On the college and university campuses of Karachi in the 1980s, the walls were painted with slogans of the Jeay Sindh Students Movement, the Baloch Students Organisation, the Punjabi Students Association, the Pakhtun Students Federation and the Islami Jamiat-e-Talaba, etc. Left-wing and secular parties like the National Students Federation or the Peoples Students Federation were weak, divided or disorganised. Student hostels were also divided on the same lines with provincial or linguistic identities being paramount. A majority of day scholars, who were not religious and had no organised voice or identity, were attracted to the APMSO. The Mohajir Qaumi Movement, renamed Muttahida Qaumi Movement, was to be born soon. The policy of General Ziaul Haq and his state machinery to switch sides from Jamaat to the MQM in the context of provincial politics in Sindh harnessed the potential of the new party further.
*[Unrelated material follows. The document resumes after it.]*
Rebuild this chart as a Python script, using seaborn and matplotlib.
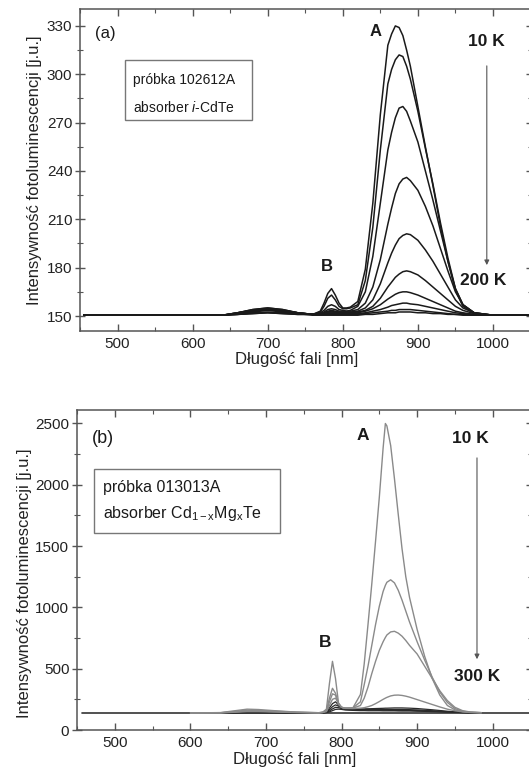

At the same time, progressive political commentators across Pakistan saw a lot of promise in a lower middle class youth movement which could challenge the supremacy of feudal and elitist order. But the MQM chose a different route for itself. The MQM and its militant arm brutally crushed any dissent from within or outside the party in the late 1980s and the early 1990s. There was unprecedented torture and bloodletting in the cities of Karachi and Hyderabad. Riots broke out between different linguistic groups. The government had changed and an army operation began in Sindh. It also manipulated the split that had taken place in the organisation. Thousands were killed including innocent young men, both by the state and as a result of the MQM's infighting. With the advent of the military rule in 1999, the MQM was rehabilitated.

Overstated may be but no one can deny that the MQM has a significant following. The only way Karachi can be prevented from becoming a Beirut or Sarajevo is for the MQM to take lead in denouncing violence.